Quel modo di fare, il contatto con le persone, oggi si può recuperare?
«Assolutamente sì. Se una volta era necessario andare a trovare il singolo elettore a casa, magari oggi si possono usare facebook, instagram. Questo ovviamente non sostituisce la politica reale, che è territorio, girare la provincia, la città, con un impegno profuso non solo per gli amici, come fanno molti. Le vicende politiche, nazionali e locali, hanno insegnato che vince solo chi riesce ad essere vicino alla gente. Giochi di palazzo, accordi, larghe intese, lasciano il tempo che trovano».
Il segreto di De Luca a Messina, ad esempio, è stato questo?
«Certo, è una ricetta vincente. Poi va declinata secondo modalità che, per il mio modo di fare, sono molto più moderate. Senza estremismi, né nel modo di agire, né nel modo di esprimersi, né nella collocazione politica».
La collocazione politica oggi è sempre più liquida. Suo padre fu un esponente storico della Dc, poi dopo la Prima Repubblica rimase in area moderata. Lei dove si colloca?
«Sicuramente al centro. Poi se parliamo di sigle, quella è un’altra partita. Girando il territorio, specie nelle piccole comunità, vedo che c’è grande voglia di moderati e di centro».

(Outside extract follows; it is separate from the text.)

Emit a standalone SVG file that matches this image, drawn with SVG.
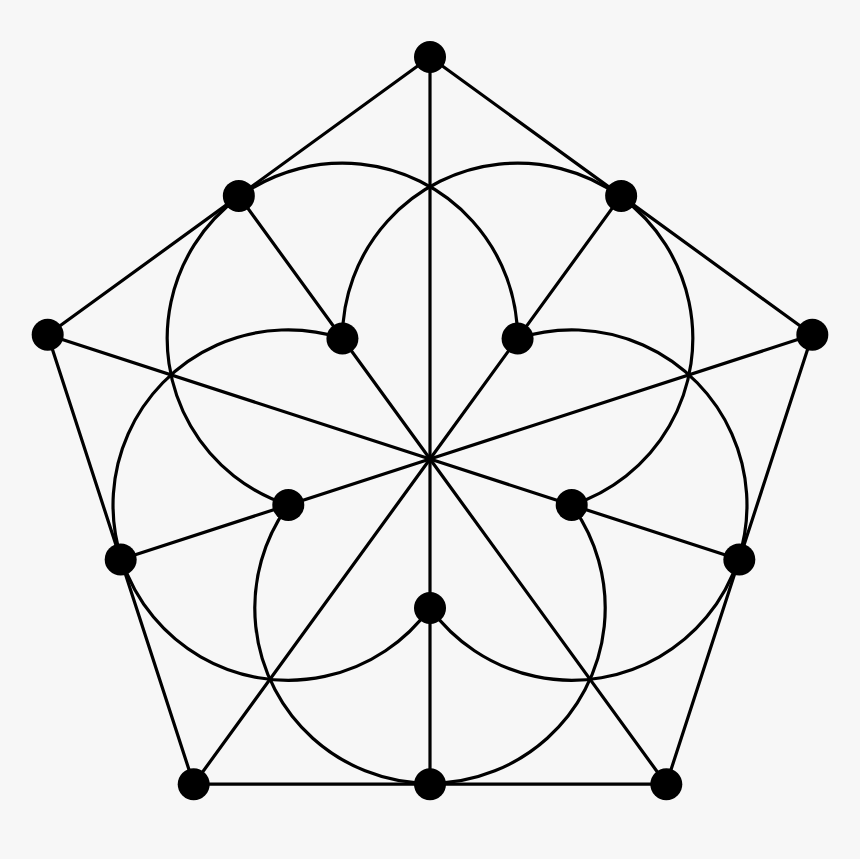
<svg xmlns="http://www.w3.org/2000/svg" width="860" height="859" viewBox="0 0 860 859">
<style>
.e{fill:none;stroke:#000;stroke-width:3.2;stroke-linecap:round;stroke-linejoin:round}
.n{fill:#000}
</style>
<rect width="860" height="859" fill="#f7f7f7"/>
<g id="connectors" class="e">
<polygon points="430,57 621.16,195.89 812.32,334.78 739.31,559.5 666.29,784.22 430,784.22 193.71,784.22 120.69,559.5 47.68,334.78 238.84,195.89"/>
<line x1="430" y1="459" x2="430" y2="57"/>
<line x1="430" y1="459" x2="812.32" y2="334.78"/>
<line x1="430" y1="459" x2="666.29" y2="784.22"/>
<line x1="430" y1="459" x2="193.71" y2="784.22"/>
<line x1="430" y1="459" x2="47.68" y2="334.78"/>
<line x1="430" y1="459" x2="621.16" y2="195.89"/>
<line x1="430" y1="459" x2="739.31" y2="559.5"/>
<line x1="430" y1="459" x2="430" y2="784.22"/>
<line x1="430" y1="459" x2="120.69" y2="559.5"/>
<line x1="430" y1="459" x2="238.84" y2="195.89"/>
<path d="M342.42,338.46 A175.2,175.2 0 1 1 571.71,505.04"/>
<path d="M517.58,338.46 A175.2,175.2 0 1 1 430,608"/>
<path d="M571.71,505.04 A175.2,175.2 0 1 1 288.29,505.04"/>
<path d="M430,608 A175.2,175.2 0 1 1 342.42,338.46"/>
<path d="M288.29,505.04 A175.2,175.2 0 1 1 517.58,338.46"/>
</g>
<g id="v0"><circle class="n" cx="430" cy="57" r="16"/></g>
<g id="v1"><circle class="n" cx="812.32" cy="334.78" r="16"/></g>
<g id="v2"><circle class="n" cx="666.29" cy="784.22" r="16"/></g>
<g id="v3"><circle class="n" cx="193.71" cy="784.22" r="16"/></g>
<g id="v4"><circle class="n" cx="47.68" cy="334.78" r="16"/></g>
<g id="m0"><circle class="n" cx="621.16" cy="195.89" r="16"/></g>
<g id="m1"><circle class="n" cx="739.31" cy="559.5" r="16"/></g>
<g id="m2"><circle class="n" cx="430" cy="784.22" r="16"/></g>
<g id="m3"><circle class="n" cx="120.69" cy="559.5" r="16"/></g>
<g id="m4"><circle class="n" cx="238.84" cy="195.89" r="16"/></g>
<g id="i0"><circle class="n" cx="517.58" cy="338.46" r="16"/></g>
<g id="i1"><circle class="n" cx="571.71" cy="505.04" r="16"/></g>
<g id="i2"><circle class="n" cx="430" cy="608" r="16"/></g>
<g id="i3"><circle class="n" cx="288.29" cy="505.04" r="16"/></g>
<g id="i4"><circle class="n" cx="342.42" cy="338.46" r="16"/></g>
</svg>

È questa voglia di centro che ha riportato personaggi come Cuffaro e Lombardo al centro della scena?
«Direi di sì. Bisogna guardare indietro per andare avanti. Il problema di oggi però è che i partiti sono diventati comitati elettorali, si fa politica solo pensando al voto. Il messaggio di Cuffaro e Lombardo è invece un messaggio di coerenza».